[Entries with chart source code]
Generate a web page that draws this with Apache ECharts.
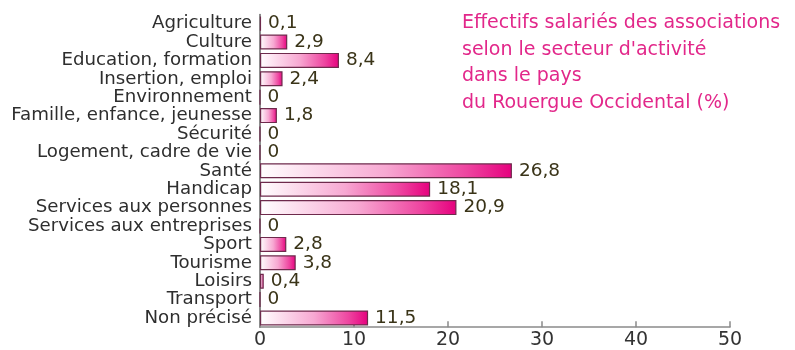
<!DOCTYPE html>
<html>
<head>
<meta charset="utf-8">
<script src="https://cdn.jsdelivr.net/npm/echarts@6/dist/echarts.min.js"></script>
<style>
  html, body { margin: 0; padding: 0; background: #ffffff; }
  #chart { width: 795px; height: 350px; }
</style>
</head>
<body>
<div id="chart"></div>
<script>
// Salaried staff of associations by sector (%)
const categories = [
  'Agriculture', 'Culture', 'Education, formation', 'Insertion, emploi',
  'Environnement', 'Famille, enfance, jeunesse', 'Sécurité',
  'Logement, cadre de vie', 'Santé', 'Handicap', 'Services aux personnes',
  'Services aux entreprises', 'Sport', 'Tourisme', 'Loisirs', 'Transport',
  'Non précisé'
];
const values = [0.1, 2.9, 8.4, 2.4, 0, 1.8, 0, 0, 26.8, 18.1, 20.9, 0, 2.8, 3.8, 0.4, 0, 11.5];
const xTicks = [0, 10, 20, 30, 40, 50];
const titleLines = [
  'Effectifs salariés des associations',
  'selon le secteur d\'activité',
  'dans le pays',
  'du Rouergue Occidental (%)'
];

const chart = echarts.init(document.getElementById('chart'));
const font = '"DejaVu Sans", Verdana, sans-serif';

chart.setOption({
  backgroundColor: '#ffffff',
  animation: false,
  title: {
    text: titleLines.join('\n'),
    left: 457,
    top: 5,
    textStyle: {
      color: '#e2278a',
      fontFamily: font,
      fontSize: 19,
      fontWeight: 'normal',
      lineHeight: 26.5
    }
  },
  grid: { left: 260, right: 65, top: 14.4, bottom: 22.8, containLabel: false },
  xAxis: {
    type: 'value',
    min: xTicks[0],
    max: xTicks[xTicks.length - 1],
    interval: 10,
    splitLine: { show: false },
    axisLine: { show: true, lineStyle: { color: '#8a8a8a', width: 1.5 } },
    axisTick: { show: true, inside: true, length: 6, lineStyle: { color: '#8a8a8a', width: 1.5 } },
    axisLabel: { color: '#333333', fontFamily: font, fontSize: 19, margin: 3 }
  },
  yAxis: {
    type: 'category',
    data: categories,
    inverse: true,
    axisLine: { show: true, lineStyle: { color: '#666666', width: 1.5 } },
    axisTick: { show: false },
    axisLabel: { interval: 0, color: '#2e2e2e', fontFamily: font, fontSize: 18.2, margin: 8, lineHeight: 18 }
  },
  series: [{
    type: 'bar',
    data: values,
    barWidth: 15,
    itemStyle: {
      color: new echarts.graphic.LinearGradient(0, 0, 1, 0, [
        { offset: 0, color: '#ffffff' },
        { offset: 0.5, color: '#f7a8d2' },
        { offset: 0.82, color: '#ee45a0' },
        { offset: 1, color: '#e6007e' }
      ]),
      borderColor: '#6e2a4c',
      borderWidth: 1.2
    },
    label: {
      show: true,
      position: 'right',
      distance: 7,
      color: '#3a3418',
      fontFamily: font,
      fontSize: 18.5,
      formatter: p => String(p.value).replace('.', ',')
    }
  }]
});
</script>
</body>
</html>
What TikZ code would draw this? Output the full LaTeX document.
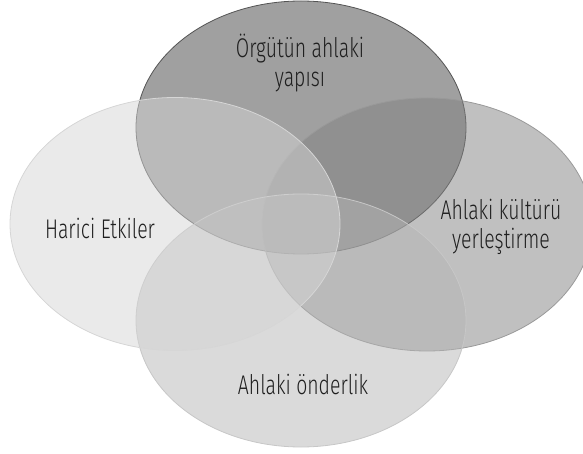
\documentclass[tikz,border=0pt]{standalone}
\usepackage{fontspec}
\setmainfont{Fira Sans Light}[FakeStretch=0.72]
\usetikzlibrary{shapes.geometric}
\definecolor{fillTop}{gray}{0.255}
\definecolor{fillRight}{gray}{0.506}
\definecolor{fillBottom}{gray}{0.71}
\definecolor{fillLeft}{gray}{0.835}
\definecolor{lineTop}{gray}{0.33}
\definecolor{lineRight}{gray}{0.6}
\definecolor{lineBottom}{gray}{0.78}
\definecolor{lineLeft}{gray}{0.84}
\definecolor{labeltext}{gray}{0.12}
\tikzset{
  vennset/.style={ellipse, inner sep=0pt, minimum width=330pt, minimum height=253pt,
    fill opacity=0.5, line width=0.8pt},
  venntext/.style={text=labeltext, align=center, font=\fontsize{27}{29}\selectfont}
}
\begin{document}
\begin{tikzpicture}[x=1pt,y=-1pt]
\useasboundingbox (0,0) rectangle (583,454);
% four overlapping sets, drawn clockwise from the top
\node[vennset, fill=fillTop, draw=lineTop] (top) at (301,127.5) {};
\node[vennset, fill=fillRight, draw=lineRight] (right) at (427,224.5) {};
\node[vennset, fill=fillBottom, draw=lineBottom] (bottom) at (301,320.5) {};
\node[vennset, fill=fillLeft, draw=lineLeft] (left) at (175,224) {};
% labels
\node[venntext] (ttop) at (300,63) {Örgütün ahlaki\\yapısı};
\node[venntext] (tright) at (501,227) {Ahlaki kültürü\\yerleştirme};
\node[venntext] (tleft) at (100,228) {Harici Etkiler};
\node[venntext] (tbottom) at (303,384) {Ahlaki önderlik};
\end{tikzpicture}
\end{document}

■ Task ■
Repeat the material above word for word, please, apart from its images.

■ The solution ■
Generate a web page that draws this with Apache ECharts.
<!DOCTYPE html>
<html>
<head>
<meta charset="utf-8">
<script src="https://cdn.jsdelivr.net/npm/echarts@6/dist/echarts.min.js"></script>
<style>
  html, body { margin: 0; padding: 0; background: #ffffff; }
  #chart { width: 795px; height: 350px; }
</style>
</head>
<body>
<div id="chart"></div>
<script>
// Salaried staff of associations by sector (%)
const categories = [
  'Agriculture', 'Culture', 'Education, formation', 'Insertion, emploi',
  'Environnement', 'Famille, enfance, jeunesse', 'Sécurité',
  'Logement, cadre de vie', 'Santé', 'Handicap', 'Services aux personnes',
  'Services aux entreprises', 'Sport', 'Tourisme', 'Loisirs', 'Transport',
  'Non précisé'
];
const values = [0.1, 2.9, 8.4, 2.4, 0, 1.8, 0, 0, 26.8, 18.1, 20.9, 0, 2.8, 3.8, 0.4, 0, 11.5];
const xTicks = [0, 10, 20, 30, 40, 50];
const titleLines = [
  'Effectifs salariés des associations',
  'selon le secteur d\'activité',
  'dans le pays',
  'du Rouergue Occidental (%)'
];

const chart = echarts.init(document.getElementById('chart'));
const font = '"DejaVu Sans", Verdana, sans-serif';

chart.setOption({
  backgroundColor: '#ffffff',
  animation: false,
  title: {
    text: titleLines.join('\n'),
    left: 457,
    top: 5,
    textStyle: {
      color: '#e2278a',
      fontFamily: font,
      fontSize: 19,
      fontWeight: 'normal',
      lineHeight: 26.5
    }
  },
  grid: { left: 260, right: 65, top: 14.4, bottom: 22.8, containLabel: false },
  xAxis: {
    type: 'value',
    min: xTicks[0],
    max: xTicks[xTicks.length - 1],
    interval: 10,
    splitLine: { show: false },
    axisLine: { show: true, lineStyle: { color: '#8a8a8a', width: 1.5 } },
    axisTick: { show: true, inside: true, length: 6, lineStyle: { color: '#8a8a8a', width: 1.5 } },
    axisLabel: { color: '#333333', fontFamily: font, fontSize: 19, margin: 3 }
  },
  yAxis: {
    type: 'category',
    data: categories,
    inverse: true,
    axisLine: { show: true, lineStyle: { color: '#666666', width: 1.5 } },
    axisTick: { show: false },
    axisLabel: { interval: 0, color: '#2e2e2e', fontFamily: font, fontSize: 18.2, margin: 8, lineHeight: 18 }
  },
  series: [{
    type: 'bar',
    data: values,
    barWidth: 15,
    itemStyle: {
      color: new echarts.graphic.LinearGradient(0, 0, 1, 0, [
        { offset: 0, color: '#ffffff' },
        { offset: 0.5, color: '#f7a8d2' },
        { offset: 0.82, color: '#ee45a0' },
        { offset: 1, color: '#e6007e' }
      ]),
      borderColor: '#6e2a4c',
      borderWidth: 1.2
    },
    label: {
      show: true,
      position: 'right',
      distance: 7,
      color: '#3a3418',
      fontFamily: font,
      fontSize: 18.5,
      formatter: p => String(p.value).replace('.', ',')
    }
  }]
});
</script>
</body>
</html>
What TikZ code would draw this? Output the full LaTeX document.
\documentclass[tikz,border=0pt]{standalone}
\usepackage{fontspec}
\setmainfont{Fira Sans Light}[FakeStretch=0.72]
\usetikzlibrary{shapes.geometric}
\definecolor{fillTop}{gray}{0.255}
\definecolor{fillRight}{gray}{0.506}
\definecolor{fillBottom}{gray}{0.71}
\definecolor{fillLeft}{gray}{0.835}
\definecolor{lineTop}{gray}{0.33}
\definecolor{lineRight}{gray}{0.6}
\definecolor{lineBottom}{gray}{0.78}
\definecolor{lineLeft}{gray}{0.84}
\definecolor{labeltext}{gray}{0.12}
\tikzset{
  vennset/.style={ellipse, inner sep=0pt, minimum width=330pt, minimum height=253pt,
    fill opacity=0.5, line width=0.8pt},
  venntext/.style={text=labeltext, align=center, font=\fontsize{27}{29}\selectfont}
}
\begin{document}
\begin{tikzpicture}[x=1pt,y=-1pt]
\useasboundingbox (0,0) rectangle (583,454);
% four overlapping sets, drawn clockwise from the top
\node[vennset, fill=fillTop, draw=lineTop] (top) at (301,127.5) {};
\node[vennset, fill=fillRight, draw=lineRight] (right) at (427,224.5) {};
\node[vennset, fill=fillBottom, draw=lineBottom] (bottom) at (301,320.5) {};
\node[vennset, fill=fillLeft, draw=lineLeft] (left) at (175,224) {};
% labels
\node[venntext] (ttop) at (300,63) {Örgütün ahlaki\\yapısı};
\node[venntext] (tright) at (501,227) {Ahlaki kültürü\\yerleştirme};
\node[venntext] (tleft) at (100,228) {Harici Etkiler};
\node[venntext] (tbottom) at (303,384) {Ahlaki önderlik};
\end{tikzpicture}
\end{document}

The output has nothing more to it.